A bill which Gov. Phil Murphy signed into law Wednesday will extend a two-year program allowing wineries on preserved farmland to host those kinds of special events. Under the law, Assembly Bill 2787, those types of wineries can host special events, provided they use their product to promote agricultural tourism.
Wineries not located on preserved land are not affected by the law, as they are generally restricted by town ordinances, not state law.
“In our nation’s competitive environment, New Jersey ranks the sixth highest state in wine production because we do a good job in promoting agricultural tourism, such as this pilot program,” said Assemblyman Kevin Rooney, R-40th District, one of A2787’s sponsors.
A winery located on a preserved piece of farmland, under the law, can only hold the special events on a Friday, Saturday or Sunday, or on a government-stipulated holiday. The owners also have the option to apply for a waiver from the State Agricultural Department Committee to host events during the week.

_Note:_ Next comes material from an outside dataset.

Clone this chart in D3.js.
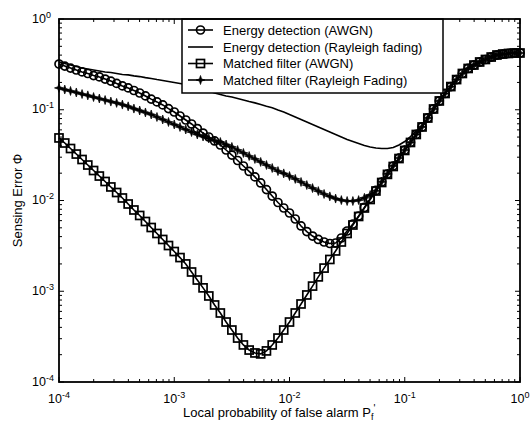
<!DOCTYPE html>
<html>
<head>
<meta charset="utf-8">
<script src="https://cdn.jsdelivr.net/npm/d3@7"></script>
<style>
  body { margin: 0; background: #fff; }
  svg { display: block; font-family: "Liberation Sans", Arial, sans-serif; }
</style>
</head>
<body>
<svg width="531" height="424"></svg>
<script>
// local probability of false alarm (log spaced, 0.05 decade steps)
const pf = [
  1.000e-4, 1.122e-4, 1.259e-4, 1.413e-4, 1.585e-4, 1.778e-4, 1.995e-4, 2.239e-4, 2.512e-4, 2.818e-4,
  3.162e-4, 3.548e-4, 3.981e-4, 4.467e-4, 5.012e-4, 5.623e-4, 6.310e-4, 7.079e-4, 7.943e-4, 8.913e-4,
  1.000e-3, 1.122e-3, 1.259e-3, 1.413e-3, 1.585e-3, 1.778e-3, 1.995e-3, 2.239e-3, 2.512e-3, 2.818e-3,
  3.162e-3, 3.548e-3, 3.981e-3, 4.467e-3, 5.012e-3, 5.623e-3, 6.310e-3, 7.079e-3, 7.943e-3, 8.913e-3,
  1.000e-2, 1.122e-2, 1.259e-2, 1.413e-2, 1.585e-2, 1.778e-2, 1.995e-2, 2.239e-2, 2.512e-2, 2.818e-2,
  3.162e-2, 3.548e-2, 3.981e-2, 4.467e-2, 5.012e-2, 5.623e-2, 6.310e-2, 7.079e-2, 7.943e-2, 8.913e-2,
  1.000e-1, 1.122e-1, 1.259e-1, 1.413e-1, 1.585e-1, 1.778e-1, 1.995e-1, 2.239e-1, 2.512e-1, 2.818e-1,
  3.162e-1, 3.548e-1, 3.981e-1, 4.467e-1, 5.012e-1, 5.623e-1, 6.310e-1, 7.079e-1, 7.943e-1, 8.913e-1,
  1
]

const edAwgn = [
  0.319, 0.303, 0.288, 0.274, 0.261, 0.251, 0.238, 0.230, 0.218, 0.207,
  0.195, 0.183, 0.174, 0.163, 0.153, 0.142, 0.131, 0.122, 0.113, 0.103,
  0.0944, 0.0853, 0.0771, 0.0697, 0.0621, 0.0554, 0.0501, 0.0453, 0.0409, 0.0360,
  0.0317, 0.0276, 0.0240, 0.0209, 0.0182, 0.0156, 0.0132, 0.0112, 0.00951, 0.00827,
  0.00728, 0.00625, 0.00524, 0.00455, 0.00406, 0.00372, 0.00349, 0.00336, 0.00340, 0.00386,
  0.00461, 0.00551, 0.00675, 0.00838, 0.0105, 0.0129, 0.0160, 0.0196, 0.0240, 0.0293,
  0.0359, 0.0437, 0.0535, 0.0647, 0.0812, 0.102, 0.125, 0.151, 0.180, 0.215,
  0.251, 0.285, 0.311, 0.336, 0.358, 0.381, 0.401, 0.411, 0.417, 0.422,
  0.422
]

const edRayleigh = [
  0.336, 0.323, 0.311, 0.300, 0.288, 0.281, 0.274, 0.267, 0.261, 0.257,
  0.251, 0.245, 0.242, 0.236, 0.232, 0.226, 0.221, 0.215, 0.210, 0.205,
  0.200, 0.195, 0.190, 0.183, 0.176, 0.167, 0.161, 0.153, 0.147, 0.142,
  0.138, 0.133, 0.128, 0.123, 0.119, 0.114, 0.109, 0.105, 0.0993, 0.0944,
  0.0887, 0.0832, 0.0781, 0.0733, 0.0688, 0.0646, 0.0606, 0.0568, 0.0534, 0.0501,
  0.0470, 0.0447, 0.0425, 0.0404, 0.0389, 0.0379, 0.0374, 0.0374, 0.0384, 0.0409,
  0.0447, 0.0507, 0.0583, 0.0662, 0.082, 0.103, 0.126, 0.152, 0.181, 0.216,
  0.252, 0.286, 0.312, 0.337, 0.358, 0.381, 0.401, 0.411, 0.417, 0.422,
  0.422
]

const mfAwgn = [
  0.0489, 0.0430, 0.0374, 0.0325, 0.0283, 0.0246, 0.0214, 0.0186, 0.0162, 0.0141,
  0.01225, 0.01066, 0.00915, 0.00786, 0.00684, 0.00587, 0.00504, 0.00433, 0.00372, 0.00319,
  0.00274, 0.00235, 0.00200, 0.00163, 0.00133, 0.00109, 0.000887, 0.000706, 0.000576, 0.000458,
  0.000374, 0.000305, 0.000256, 0.000225, 0.000209, 0.000204, 0.000220, 0.000256, 0.000305, 0.000374,
  0.000458, 0.000576, 0.000724, 0.000910, 0.00114, 0.00144, 0.00180, 0.00224, 0.00278, 0.00349,
  0.00433, 0.00537, 0.00667, 0.00827, 0.01026, 0.01273, 0.01579, 0.0194, 0.0237, 0.0290,
  0.0356, 0.0436, 0.0534, 0.0646, 0.0811, 0.1019, 0.125, 0.151, 0.180, 0.215,
  0.251, 0.285, 0.311, 0.336, 0.358, 0.381, 0.401, 0.411, 0.417, 0.422,
  0.422
]

const mfRayleigh = [
  0.174, 0.167, 0.161, 0.155, 0.149, 0.144, 0.138, 0.133, 0.128, 0.123,
  0.119, 0.114, 0.109, 0.103, 0.0981, 0.0933, 0.0887, 0.0832, 0.0781, 0.0733,
  0.0688, 0.0646, 0.0606, 0.0568, 0.0534, 0.0507, 0.0482, 0.0458, 0.0441, 0.0414,
  0.0389, 0.0360, 0.0334, 0.0309, 0.0287, 0.0266, 0.0246, 0.0228, 0.0211, 0.0199,
  0.0186, 0.0173, 0.0160, 0.0148, 0.0137, 0.0127, 0.0118, 0.0111, 0.0105, 0.0101,
  0.00987, 0.00987, 0.0101, 0.0107, 0.0115, 0.0128, 0.0161, 0.0197, 0.0241, 0.0294,
  0.0360, 0.0438, 0.0536, 0.0648, 0.0813, 0.102, 0.125, 0.151, 0.180, 0.215,
  0.251, 0.285, 0.311, 0.336, 0.358, 0.381, 0.401, 0.411, 0.417, 0.422,
  0.422
]

const legendLabels = [
  "Energy detection (AWGN)",
  "Energy detection (Rayleigh fading)",
  "Matched filter (AWGN)",
  "Matched filter (Rayleigh Fading)"
]
const xExponents = [-4, -3, -2, -1, 0]
const yExponents = [-4, -3, -2, -1, 0]

const svg = d3.select("svg")
const mLeft = 59, mRight = 520, mTop = 19, mBottom = 382

const x = d3.scaleLog().domain([1e-4, 1]).range([mLeft, mRight])
const y = d3.scaleLog().domain([1e-4, 1]).range([mBottom, mTop])

svg.append("rect").attr("width", 531).attr("height", 424).attr("fill", "#fff")

// ticks on all four sides, pointing inward
const minor = []
for (let e = -4; e < 0; e++) for (let m = 2; m <= 9; m++) minor.push(m * Math.pow(10, e))

const ticks = svg.append("g").attr("stroke", "#000").attr("stroke-width", 1)
const tickSet = [
  ...xExponents.map(e => ({v: Math.pow(10, e), len: 5})),
  ...minor.map(v => ({v: v, len: 3}))
]
tickSet.forEach(t => {
  const px = x(t.v), py = y(t.v)
  ticks.append("line").attr("x1", px).attr("x2", px).attr("y1", mBottom).attr("y2", mBottom - t.len)
  ticks.append("line").attr("x1", px).attr("x2", px).attr("y1", mTop).attr("y2", mTop + t.len)
  ticks.append("line").attr("y1", py).attr("y2", py).attr("x1", mLeft).attr("x2", mLeft + t.len)
  ticks.append("line").attr("y1", py).attr("y2", py).attr("x1", mRight).attr("x2", mRight - t.len)
})

// tick labels 10^n
xExponents.forEach(e => {
  const t = svg.append("text")
    .attr("x", x(Math.pow(10, e)))
    .attr("y", 403)
    .attr("text-anchor", "middle")
    .attr("font-size", 12.5)
  t.append("tspan").text("10")
  t.append("tspan").attr("dy", -5).attr("font-size", 9).text(e)
})
yExponents.forEach(e => {
  const t = svg.append("text")
    .attr("x", 32)
    .attr("y", y(Math.pow(10, e)) + 3.5)
    .attr("font-size", 12.5)
  t.append("tspan").text("10")
  t.append("tspan").attr("dy", -5).attr("font-size", 9).text(e)
})

// axis titles
const xt = svg.append("text")
  .attr("x", 183)
  .attr("y", 417)
  .attr("font-size", 13)
xt.append("tspan").text("Local probability of false alarm P")
xt.append("tspan").attr("dy", 3).attr("font-size", 9).text("f")
xt.append("tspan").attr("dy", -8).attr("font-size", 10).text("'")

svg.append("text")
  .attr("transform", "translate(22," + ((mTop + mBottom) / 2) + ") rotate(-90)")
  .attr("text-anchor", "middle")
  .attr("font-size", 13)
  .text("Sensing Error \u03a6")

// curves
const plot = svg.append("g")
const line = d3.line().x((d, i) => x(pf[i])).y(d => y(d))

const star = "M0,-4.5L1.1,-1.1L4.5,0L1.1,1.1L0,4.5L-1.1,1.1L-4.5,0L-1.1,-1.1Z"

function drawMarker(g, cx, cy, kind) {
  if (kind === "circle") {
    g.append("circle").attr("cx", cx).attr("cy", cy).attr("r", 4)
      .attr("fill", "none").attr("stroke", "#000").attr("stroke-width", 1.7)
  } else if (kind === "square") {
    g.append("rect").attr("x", cx - 4).attr("y", cy - 4).attr("width", 8).attr("height", 8)
      .attr("fill", "none").attr("stroke", "#000").attr("stroke-width", 1.7)
  } else if (kind === "star") {
    g.append("path").attr("d", star).attr("transform", "translate(" + cx + "," + cy + ")")
      .attr("fill", "#000").attr("stroke", "#000").attr("stroke-width", 0.7)
  }
}

const series = [
  {data: edAwgn, marker: "circle"},
  {data: edRayleigh, marker: null},
  {data: mfAwgn, marker: "square"},
  {data: mfRayleigh, marker: "star"}
]

series.forEach(s => {
  plot.append("path")
    .attr("d", line(s.data))
    .attr("fill", "none")
    .attr("stroke", "#000")
    .attr("stroke-width", 1.6)
  if (s.marker) {
    const g = plot.append("g")
    s.data.forEach((d, i) => drawMarker(g, x(pf[i]), y(d), s.marker))
  }
})

// legend
const lg = svg.append("g")
lg.append("rect")
  .attr("x", 182).attr("y", mTop).attr("width", 261).attr("height", 74)
  .attr("fill", "#fff").attr("stroke", "#000").attr("stroke-width", 1.5)

const rowY = [30, 47, 63.5, 80]
legendLabels.forEach((label, i) => {
  const ry = rowY[i]
  lg.append("line").attr("x1", 188).attr("x2", 213).attr("y1", ry).attr("y2", ry)
    .attr("stroke", "#000").attr("stroke-width", 1.6)
  if (series[i].marker) drawMarker(lg, 200.5, ry, series[i].marker)
  lg.append("text").attr("x", 223).attr("y", ry + 4.5).attr("font-size", 13).text(label)
})

// frame
svg.append("rect")
  .attr("x", mLeft).attr("y", mTop).attr("width", mRight - mLeft).attr("height", mBottom - mTop)
  .attr("fill", "none").attr("stroke", "#000").attr("stroke-width", 1.8)
</script>
</body>
</html>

The events have to be held in an existing building, pavilion or temporary structure such as a tent, and account for no more than 50 percent of winery’s income.
The types of wineries affected were allowed to host special events under a pilot program which began in 2014, but it expired on March 1. A2787 is retroactive to the start of March and lasts two years.
Advocates for A2787 have said that the program will boost the state economy. Another sponsor, Assemblyman Dancer, R-12th District, said the state’s wine industry is worth over $300 million annually.